··· DATA FOR THIS EXERCISE ···
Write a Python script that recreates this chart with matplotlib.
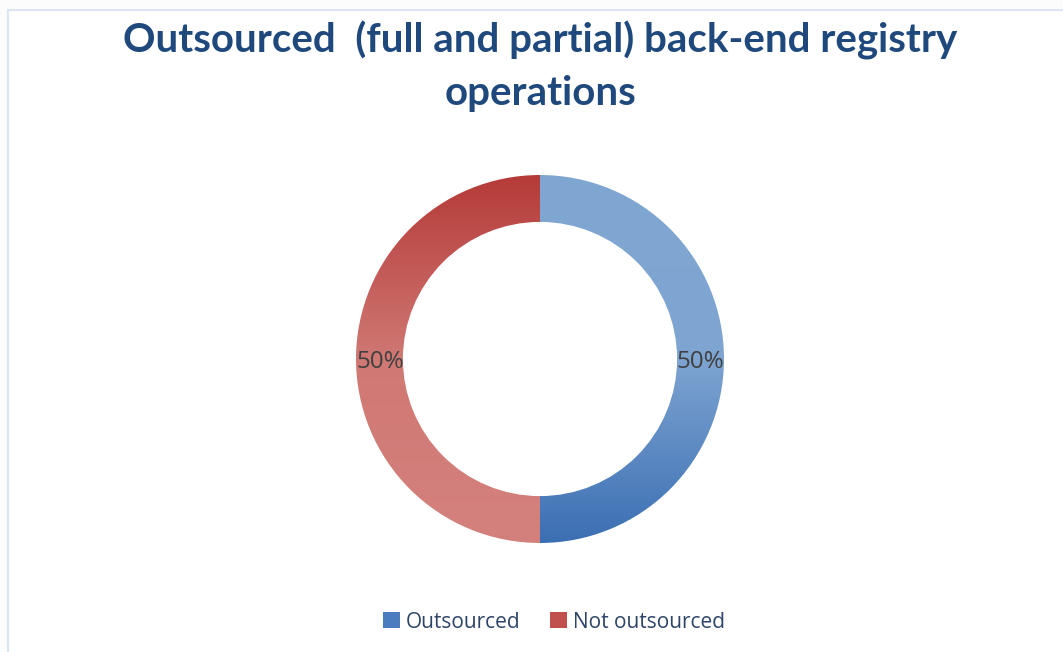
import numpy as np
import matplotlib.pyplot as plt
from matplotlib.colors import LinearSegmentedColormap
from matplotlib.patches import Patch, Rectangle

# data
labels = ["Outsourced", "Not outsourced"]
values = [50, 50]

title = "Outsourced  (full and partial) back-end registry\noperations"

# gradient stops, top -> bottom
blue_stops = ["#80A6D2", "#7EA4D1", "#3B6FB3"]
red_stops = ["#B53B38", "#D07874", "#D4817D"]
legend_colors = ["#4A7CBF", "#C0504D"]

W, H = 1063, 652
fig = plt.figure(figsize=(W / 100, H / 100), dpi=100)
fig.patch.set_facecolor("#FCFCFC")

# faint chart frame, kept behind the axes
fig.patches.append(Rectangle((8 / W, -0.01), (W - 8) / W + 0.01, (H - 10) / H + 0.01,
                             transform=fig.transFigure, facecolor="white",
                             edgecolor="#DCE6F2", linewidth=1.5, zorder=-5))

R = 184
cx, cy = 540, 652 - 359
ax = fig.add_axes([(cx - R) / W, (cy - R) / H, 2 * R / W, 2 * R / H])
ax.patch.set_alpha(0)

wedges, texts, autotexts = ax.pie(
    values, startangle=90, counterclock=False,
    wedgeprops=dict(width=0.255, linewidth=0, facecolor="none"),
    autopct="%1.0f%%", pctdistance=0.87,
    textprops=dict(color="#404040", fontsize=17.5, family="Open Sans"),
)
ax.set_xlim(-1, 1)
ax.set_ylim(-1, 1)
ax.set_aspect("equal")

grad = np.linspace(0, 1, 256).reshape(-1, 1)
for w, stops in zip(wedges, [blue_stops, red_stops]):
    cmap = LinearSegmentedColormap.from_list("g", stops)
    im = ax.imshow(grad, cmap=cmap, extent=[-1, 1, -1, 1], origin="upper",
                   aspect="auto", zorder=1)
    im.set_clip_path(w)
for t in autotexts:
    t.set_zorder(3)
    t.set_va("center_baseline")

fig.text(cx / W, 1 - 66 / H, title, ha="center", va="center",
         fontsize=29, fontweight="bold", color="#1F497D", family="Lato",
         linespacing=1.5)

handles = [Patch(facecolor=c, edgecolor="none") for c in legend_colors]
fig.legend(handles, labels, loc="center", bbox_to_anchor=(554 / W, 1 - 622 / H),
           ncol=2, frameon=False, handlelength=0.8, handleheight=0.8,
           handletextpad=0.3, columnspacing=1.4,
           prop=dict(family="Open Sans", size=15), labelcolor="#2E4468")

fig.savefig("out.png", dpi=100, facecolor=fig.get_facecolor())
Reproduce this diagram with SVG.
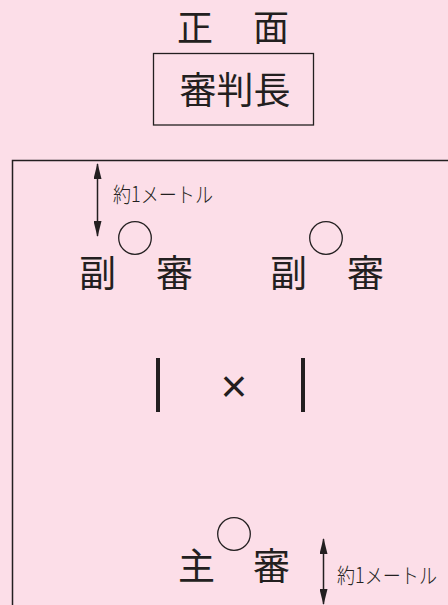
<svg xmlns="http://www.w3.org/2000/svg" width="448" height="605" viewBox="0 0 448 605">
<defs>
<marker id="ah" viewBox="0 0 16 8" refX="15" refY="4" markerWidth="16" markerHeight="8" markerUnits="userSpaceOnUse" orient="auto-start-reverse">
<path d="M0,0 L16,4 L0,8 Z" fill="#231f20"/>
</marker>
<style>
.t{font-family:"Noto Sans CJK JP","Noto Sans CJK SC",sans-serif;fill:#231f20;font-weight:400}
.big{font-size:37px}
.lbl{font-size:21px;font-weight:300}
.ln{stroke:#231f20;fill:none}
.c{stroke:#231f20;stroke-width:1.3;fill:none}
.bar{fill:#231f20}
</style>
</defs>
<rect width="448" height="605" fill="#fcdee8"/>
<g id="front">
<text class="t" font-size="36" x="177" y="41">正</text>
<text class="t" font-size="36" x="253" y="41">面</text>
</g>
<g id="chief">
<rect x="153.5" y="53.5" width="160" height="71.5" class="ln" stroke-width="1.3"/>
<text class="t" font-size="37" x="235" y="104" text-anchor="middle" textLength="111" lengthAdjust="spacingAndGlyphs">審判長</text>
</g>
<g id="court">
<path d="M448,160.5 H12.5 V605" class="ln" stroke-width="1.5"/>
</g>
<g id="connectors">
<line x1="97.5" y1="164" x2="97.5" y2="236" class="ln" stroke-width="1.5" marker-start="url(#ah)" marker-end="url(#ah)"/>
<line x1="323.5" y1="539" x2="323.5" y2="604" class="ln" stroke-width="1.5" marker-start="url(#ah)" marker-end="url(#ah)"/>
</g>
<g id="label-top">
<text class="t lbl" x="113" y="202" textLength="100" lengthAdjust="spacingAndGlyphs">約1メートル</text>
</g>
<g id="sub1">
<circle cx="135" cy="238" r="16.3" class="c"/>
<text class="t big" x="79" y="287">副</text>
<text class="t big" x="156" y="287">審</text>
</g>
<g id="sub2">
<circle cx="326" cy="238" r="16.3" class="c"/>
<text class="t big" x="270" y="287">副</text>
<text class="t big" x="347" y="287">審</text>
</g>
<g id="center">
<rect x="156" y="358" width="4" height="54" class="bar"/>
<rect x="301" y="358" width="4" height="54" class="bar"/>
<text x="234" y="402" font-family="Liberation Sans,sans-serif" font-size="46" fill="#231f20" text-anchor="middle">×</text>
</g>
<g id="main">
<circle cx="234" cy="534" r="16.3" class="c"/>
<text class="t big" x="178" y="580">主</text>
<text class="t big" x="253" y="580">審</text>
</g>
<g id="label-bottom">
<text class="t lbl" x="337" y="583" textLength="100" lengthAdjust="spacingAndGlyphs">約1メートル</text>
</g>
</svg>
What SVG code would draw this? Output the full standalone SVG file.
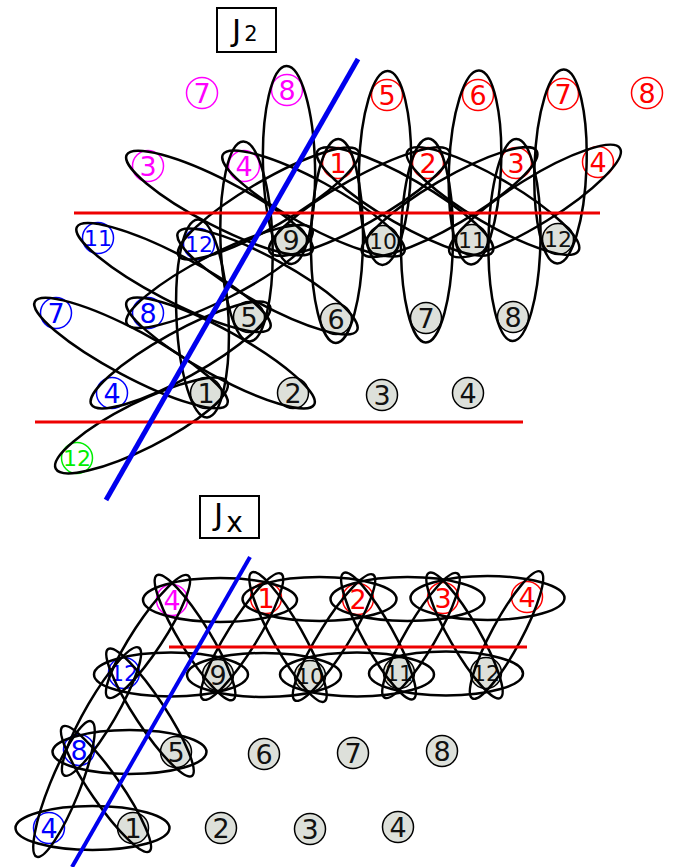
···
WHAT IS ASKED - Find the lines that include the string "chart", then copy each of them.

OUTPUT -
Write a Python script that recreates this chart with matplotlib.
# faint chart frame, kept behind the axes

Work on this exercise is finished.